• Instruction: Copy out every line exactly, passing over the pictures.

• Recorded data:
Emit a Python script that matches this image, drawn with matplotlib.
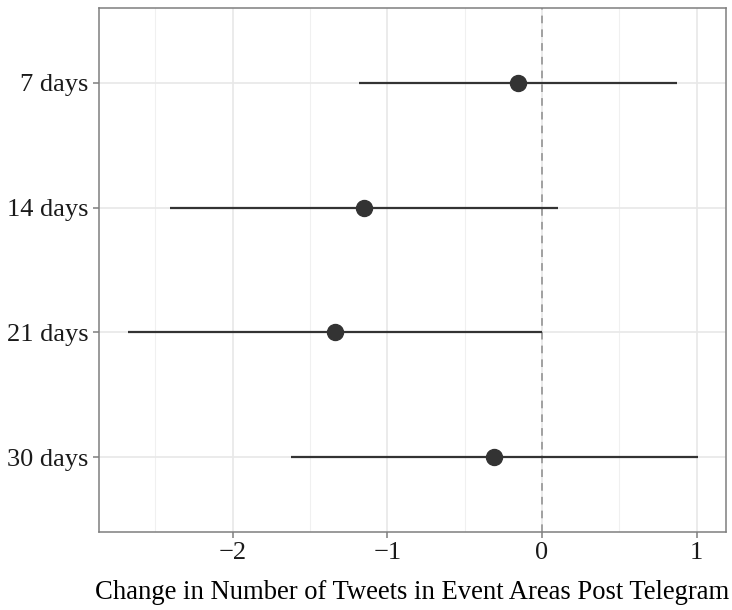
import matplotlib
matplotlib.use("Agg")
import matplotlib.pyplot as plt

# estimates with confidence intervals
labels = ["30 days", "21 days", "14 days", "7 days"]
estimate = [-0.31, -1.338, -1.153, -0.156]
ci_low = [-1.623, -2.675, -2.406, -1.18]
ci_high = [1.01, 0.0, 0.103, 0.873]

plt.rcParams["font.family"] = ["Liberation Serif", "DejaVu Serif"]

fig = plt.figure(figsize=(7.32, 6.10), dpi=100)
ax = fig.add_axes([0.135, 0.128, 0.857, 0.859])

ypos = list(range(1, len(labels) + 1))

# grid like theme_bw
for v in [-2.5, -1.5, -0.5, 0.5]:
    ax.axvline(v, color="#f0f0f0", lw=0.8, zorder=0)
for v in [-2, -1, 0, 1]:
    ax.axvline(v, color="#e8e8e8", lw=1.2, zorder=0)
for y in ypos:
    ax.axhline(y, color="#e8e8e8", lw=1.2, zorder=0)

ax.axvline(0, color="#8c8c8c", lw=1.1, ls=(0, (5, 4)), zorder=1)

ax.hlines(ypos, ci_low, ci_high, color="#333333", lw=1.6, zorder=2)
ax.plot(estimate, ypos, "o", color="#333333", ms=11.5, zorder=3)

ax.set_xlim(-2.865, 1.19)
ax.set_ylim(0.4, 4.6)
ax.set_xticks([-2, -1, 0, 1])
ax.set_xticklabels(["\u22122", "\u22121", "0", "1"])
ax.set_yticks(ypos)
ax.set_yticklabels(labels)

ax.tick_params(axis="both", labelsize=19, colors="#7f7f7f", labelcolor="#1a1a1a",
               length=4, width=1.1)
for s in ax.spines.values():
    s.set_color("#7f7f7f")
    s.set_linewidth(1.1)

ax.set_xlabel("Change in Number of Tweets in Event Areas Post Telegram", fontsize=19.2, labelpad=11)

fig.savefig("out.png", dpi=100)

• Response to this exercise:
Emit a Python script that matches this image, drawn with matplotlib.
import matplotlib
matplotlib.use("Agg")
import matplotlib.pyplot as plt

# estimates with confidence intervals
labels = ["30 days", "21 days", "14 days", "7 days"]
estimate = [-0.31, -1.338, -1.153, -0.156]
ci_low = [-1.623, -2.675, -2.406, -1.18]
ci_high = [1.01, 0.0, 0.103, 0.873]

plt.rcParams["font.family"] = ["Liberation Serif", "DejaVu Serif"]

fig = plt.figure(figsize=(7.32, 6.10), dpi=100)
ax = fig.add_axes([0.135, 0.128, 0.857, 0.859])

ypos = list(range(1, len(labels) + 1))

# grid like theme_bw
for v in [-2.5, -1.5, -0.5, 0.5]:
    ax.axvline(v, color="#f0f0f0", lw=0.8, zorder=0)
for v in [-2, -1, 0, 1]:
    ax.axvline(v, color="#e8e8e8", lw=1.2, zorder=0)
for y in ypos:
    ax.axhline(y, color="#e8e8e8", lw=1.2, zorder=0)

ax.axvline(0, color="#8c8c8c", lw=1.1, ls=(0, (5, 4)), zorder=1)

ax.hlines(ypos, ci_low, ci_high, color="#333333", lw=1.6, zorder=2)
ax.plot(estimate, ypos, "o", color="#333333", ms=11.5, zorder=3)

ax.set_xlim(-2.865, 1.19)
ax.set_ylim(0.4, 4.6)
ax.set_xticks([-2, -1, 0, 1])
ax.set_xticklabels(["\u22122", "\u22121", "0", "1"])
ax.set_yticks(ypos)
ax.set_yticklabels(labels)

ax.tick_params(axis="both", labelsize=19, colors="#7f7f7f", labelcolor="#1a1a1a",
               length=4, width=1.1)
for s in ax.spines.values():
    s.set_color("#7f7f7f")
    s.set_linewidth(1.1)

ax.set_xlabel("Change in Number of Tweets in Event Areas Post Telegram", fontsize=19.2, labelpad=11)

fig.savefig("out.png", dpi=100)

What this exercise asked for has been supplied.